我曾说过,21世纪初的中美世纪大博弈,棋盘上有三个大场:(1)货币。指的是人民币国际化对美元霸权的冲击;(2)台湾问题;(3)伊斯兰世界。第一个攸关美国的核心利益,第二个攸关中国的核心利益,如果这两者或旗鼓相当,或两败俱伤,或进行交换,那么,双方在伊斯兰这个大场上的胜负就决定了中美大博弈全局的输赢。
形势来得真快,阿拉伯世界的变化说来就来。谁也没想到突尼斯的一点星星之火,一下子就几乎烧遍了半个伊斯兰世界。美国显然措手不及,从突尼斯到埃及到利比亚,到利比亚时似乎才回过神来,但仓惶落子,完全看不出清晰的棋路。在如何对付卡扎非这个问题上,不仅美国内部意见分歧,有传统的鹰派,如国安会专家萨曼莎·鲍尔、驻联合国常任代表苏珊·莱斯,鹰派的强硬,或源自于霸道,或源自于人道;另一方面,则有此较务实的鸽派,如国防部长盖茨及白宫反恐顾问布雷南,还有由鸽转鹰,时鸽时鹰的国务卿希拉里。美国内部政策的分歧,也影响到了西方及北约阵营的步伐,不但指挥权推来推去,连究竟要打到什么地步,目标为何,都说不出一个所以然来。美国及西方阵营的这盘棋,开局以来,可以说毫无章法可言。
我也曾说过,美国国家气运在1991拖垮苏联时,也即是后冷战初期达到巅峰——这是“飞龙在天”。但美国这个国家的文化基因中没有持盈保泰这种内敛的成分,“飞龙在天”之后,很容易也很快地就会进入到“亢龙有悔”。三个时间点或事件,或将决定美国运气的由盛转衰:(1)2001年的911事件,(2)2008年的世纪金融海啸,及(3)这一次2011年阿拉伯世界仍在持续发展中的政潮。

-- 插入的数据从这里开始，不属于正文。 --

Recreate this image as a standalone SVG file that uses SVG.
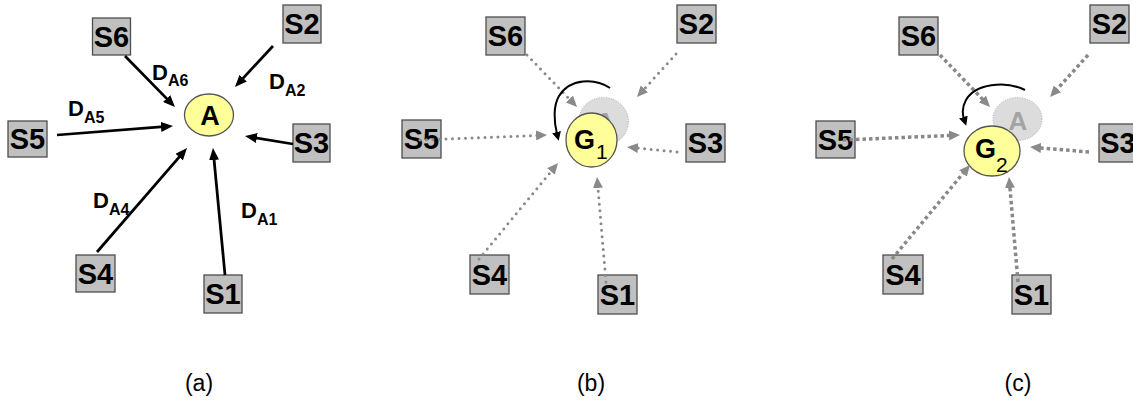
<svg xmlns="http://www.w3.org/2000/svg" width="1133" height="400" viewBox="0 0 1133 400">
  <style>
    .box { fill: #c0c0c0; stroke: #4d4d4d; stroke-width: 1.3; }
    .blab { font-family: "Liberation Sans", Arial, sans-serif; font-weight: bold; font-size: 29px; fill: #000; text-anchor: middle; }
    .hub { fill: #ffff99; stroke: #555; stroke-width: 1.3; }
    .ghost { fill: #dcdcdc; stroke: #a8a8a8; stroke-width: 1; stroke-dasharray: 1 1.5; }
    .hubtxt { font-family: "Liberation Sans", Arial, sans-serif; font-weight: bold; font-size: 27px; fill: #000; }
    .ghosttxt { font-family: "Liberation Sans", Arial, sans-serif; font-weight: bold; font-size: 26px; fill: #a3a3a3; text-anchor: middle; }
    .sub { font-family: "Liberation Sans", Arial, sans-serif; font-size: 21px; fill: #000; }
    .dl { font-family: "Liberation Sans", Arial, sans-serif; font-weight: bold; font-size: 22px; fill: #000; }
    .ds { font-family: "Liberation Sans", Arial, sans-serif; font-weight: bold; font-size: 16px; fill: #000; }
    .cap { font-family: "Liberation Sans", Arial, sans-serif; font-size: 23px; fill: #000; text-anchor: middle; }
    .solid { stroke: #000; stroke-width: 2.75; fill: none; marker-end: url(#headBlack); }
    .dots { stroke: #8a8a8a; stroke-width: 3; fill: none; stroke-linecap: round; stroke-dasharray: 0 6.5; marker-end: url(#headGray); }
    .dash { stroke: #888; stroke-width: 3.5; fill: none; stroke-dasharray: 3.5 3; marker-end: url(#headGray); }
    .turn { stroke: #000; stroke-width: 2; fill: none; marker-end: url(#headTurn); }
  </style>
  <defs>
    <marker id="headBlack" markerUnits="userSpaceOnUse" markerWidth="12" markerHeight="10" refX="3" refY="5" orient="auto">
      <path d="M0,0 L12,5 L0,10 z" fill="#000"/>
    </marker>
    <marker id="headGray" markerUnits="userSpaceOnUse" markerWidth="11" markerHeight="10" refX="3" refY="5" orient="auto">
      <path d="M0,0 L11,5 L0,10 z" fill="#8a8a8a"/>
    </marker>
    <marker id="headTurn" markerUnits="userSpaceOnUse" markerWidth="9" markerHeight="9" refX="2" refY="4.5" orient="auto">
      <path d="M0,0 L9,4.5 L0,9 z" fill="#000"/>
    </marker>
  </defs>

  <!-- panel (a): sources S1..S6 around node A -->
  <g id="a-S6"><rect class="box" x="92.5" y="18" width="38" height="37"/><text class="blab" x="111.5" y="47">S6</text></g>
  <g id="a-S2"><rect class="box" x="283" y="5" width="38" height="38"/><text class="blab" x="302" y="34">S2</text></g>
  <g id="a-S5"><rect class="box" x="8" y="121" width="39" height="36"/><text class="blab" x="27.5" y="149">S5</text></g>
  <g id="a-S3"><rect class="box" x="293" y="124" width="37" height="38"/><text class="blab" x="311.5" y="153">S3</text></g>
  <g id="a-S4"><rect class="box" x="76" y="255" width="39" height="37"/><text class="blab" x="95.5" y="284">S4</text></g>
  <g id="a-S1"><rect class="box" x="204" y="275" width="38" height="38"/><text class="blab" x="223" y="304">S1</text></g>
  <g id="a-A"><ellipse class="hub" cx="209" cy="115" rx="24.5" ry="21"/><text class="hubtxt" x="210" y="125" text-anchor="middle">A</text></g>

  <!-- panel (b): node A replaced by G1 -->
  <g id="b-S6"><rect class="box" x="486" y="17" width="39" height="38"/><text class="blab" x="505.5" y="46">S6</text></g>
  <g id="b-S2"><rect class="box" x="677" y="5" width="39" height="38"/><text class="blab" x="696.5" y="34">S2</text></g>
  <g id="b-S5"><rect class="box" x="402" y="120" width="39" height="38"/><text class="blab" x="421.5" y="149">S5</text></g>
  <g id="b-S3"><rect class="box" x="686" y="124" width="39" height="38"/><text class="blab" x="705.5" y="153">S3</text></g>
  <g id="b-S4"><rect class="box" x="470" y="255" width="39" height="39"/><text class="blab" x="489.5" y="285">S4</text></g>
  <g id="b-S1"><rect class="box" x="598" y="275" width="39" height="39"/><text class="blab" x="617.5" y="305">S1</text></g>
  <g id="b-A"><ellipse class="ghost" cx="603.5" cy="121.5" rx="25" ry="24"/><text class="ghosttxt" x="605" y="131">A</text></g>
  <g id="b-G1"><ellipse class="hub" cx="591.5" cy="140" rx="25.5" ry="27"/><text class="hubtxt" x="574" y="149">G</text><text class="sub" x="596" y="159">1</text></g>

  <!-- panel (c): node A replaced by G2 -->
  <g id="c-S6"><rect class="box" x="899" y="17" width="39" height="38"/><text class="blab" x="918.5" y="46">S6</text></g>
  <g id="c-S2"><rect class="box" x="1090" y="5" width="39" height="38"/><text class="blab" x="1109.5" y="34">S2</text></g>
  <g id="c-S5"><rect class="box" x="816" y="121" width="39" height="37"/><text class="blab" x="835.5" y="150">S5</text></g>
  <g id="c-S3"><rect class="box" x="1099" y="124" width="39" height="38"/><text class="blab" x="1118" y="153">S3</text></g>
  <g id="c-S4"><rect class="box" x="883" y="255" width="40" height="39"/><text class="blab" x="903" y="285">S4</text></g>
  <g id="c-S1"><rect class="box" x="1012" y="275" width="39" height="39"/><text class="blab" x="1031.5" y="305">S1</text></g>
  <g id="c-A"><ellipse class="ghost" cx="1017.5" cy="119" rx="24.5" ry="21.5"/><text class="ghosttxt" x="1018" y="130">A</text></g>
  <g id="c-G2"><ellipse class="hub" cx="992" cy="151" rx="28" ry="25"/><text class="hubtxt" x="975" y="158">G</text><text class="sub" x="996" y="172">2</text></g>

  <g id="connectors">
    <!-- (a) solid links -->
    <line class="solid" x1="125" y1="56" x2="168.7" y2="100.6"/>
    <line class="solid" x1="273" y1="46" x2="241.1" y2="80.4"/>
    <line class="solid" x1="57" y1="135" x2="164" y2="126.7"/>
    <line class="solid" x1="293" y1="144" x2="253.9" y2="137.5"/>
    <line class="solid" x1="97" y1="252" x2="181.1" y2="154.8"/>
    <line class="solid" x1="225" y1="275" x2="213.8" y2="157"/>
    <!-- (b) dotted links -->
    <line class="dots" x1="527" y1="55" x2="571.5" y2="101.2"/>
    <line class="dots" x1="676" y1="54" x2="642.4" y2="91.1"/>
    <line class="dots" x1="420" y1="140" x2="539" y2="135.4"/>
    <line class="dots" x1="677" y1="152" x2="635" y2="147.8"/>
    <line class="dots" x1="479" y1="259" x2="552.9" y2="169.2"/>
    <line class="dots" x1="606" y1="282" x2="597.7" y2="185"/>
    <path class="turn" d="M610,88 C595,78 570,78 559,96 C553,106 554,122 557,134"/>
    <!-- (c) dashed links -->
    <line class="dash" x1="940" y1="55" x2="984.5" y2="101.2"/>
    <line class="dash" x1="1088" y1="55" x2="1055.4" y2="91.1"/>
    <line class="dash" x1="843" y1="140" x2="952" y2="135.4"/>
    <line class="dash" x1="1089" y1="152" x2="1038" y2="147.7"/>
    <line class="dash" x1="892" y1="259" x2="964.9" y2="171.1"/>
    <line class="dash" x1="1018" y1="282" x2="1009.7" y2="185"/>
    <path class="turn" d="M1025,90 C1005,80 975,84 966,100 C962,107 962,113 964,119"/>
  </g>

  <!-- link labels of panel (a) -->
  <g id="labels">
    <text class="dl" x="152" y="80">D</text><text class="ds" x="168" y="86">A6</text>
    <text class="dl" x="269" y="89">D</text><text class="ds" x="285" y="96">A2</text>
    <text class="dl" x="68" y="116">D</text><text class="ds" x="84" y="123">A5</text>
    <text class="dl" x="93" y="208">D</text><text class="ds" x="109" y="215">A4</text>
    <text class="dl" x="241" y="218">D</text><text class="ds" x="257" y="225">A1</text>
  </g>

  <text class="cap" x="199" y="391">(a)</text>
  <text class="cap" x="591" y="391">(b)</text>
  <text class="cap" x="1018" y="391">(c)</text>
</svg>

上个世纪二战结束以来,随着西方传统努力,英、法、意等相继撤出中东与非洲,美国势力迅速进入填补了空缺。美国之所以积极影响及控制阿拉伯世界,有两个战略动机:(1)能源;(2)地缘。美国一度有过一个所谓的“大中东计划”,企图控制从地中海向东到伊拉克及伊朗,再向东延伸到阿富汗及中亚。控制了这个半月形地区,就控制了全球的主要能源,及在地缘战略上起到威慑俄、中、印几个大国的作用。
至于美国的阿拉伯世界的战略手段,主要有二:(1)巩固及强化以色列,(2)通过分裂阿拉伯世界来控制阿拉伯世界。具体而言,就是扶植埃及、沙特阿拉伯、科威特、约旦、也门、巴勒斯坦等亲美政权,来对付伊朗、伊拉克、叙利亚、利比亚等对美不友好的政权。只是长期以来,以色列的霸道早已造成阿拉伯世界的反感与愤怒,西方支持的代理或世俗政权则多腐败无能。这就使得相当部分的阿拉伯世界的人民、滋生了一种三合一的情绪或意识形态:(1)强化对伊斯兰教义的认同,(2)反对执政当局,(3)反西方尤其是反美。这样的“泛伊斯兰主义”的倾向,体现的方式不外两种作为或行动:(一)暴力及恐怖行动,像911;(二)相对比较和平的手段,像这次的阿拉伯世界的政潮;当然理论上也不能排除两者结合的可能性,因为事实上,近年来本拉登的基地组织在阿拉伯世界中已取得了很大的发展(去年在也门成立了阿拉伯半岛基地组织)。
奥巴马执政之后,并非不知道这样的形势,因此才有从伊拉克及阿富汗撤军的战略退却的决定,及在埃及开罗大学演讲,说出美国绝不会同穆斯林世界为敌的话。但由于有以色列包袱及积怨已深,美国这盘棋要下得好,难度极高。
这或许是中国的机遇。中国有必要及有条件在这盘伊斯兰棋局中下得比美国漂亮。中国除了在联合国安理会中投弃权票及对西方的狂轰滥炸表达不满外,还可以考虑:(1)积极对利比亚进行人道援助;(2)将战略高度拉到文明冲突的层次,质疑美国及西方的作为;(3)以更多的伊斯兰文明来丰富中国在阿拉伯世界的外交政策的内涵。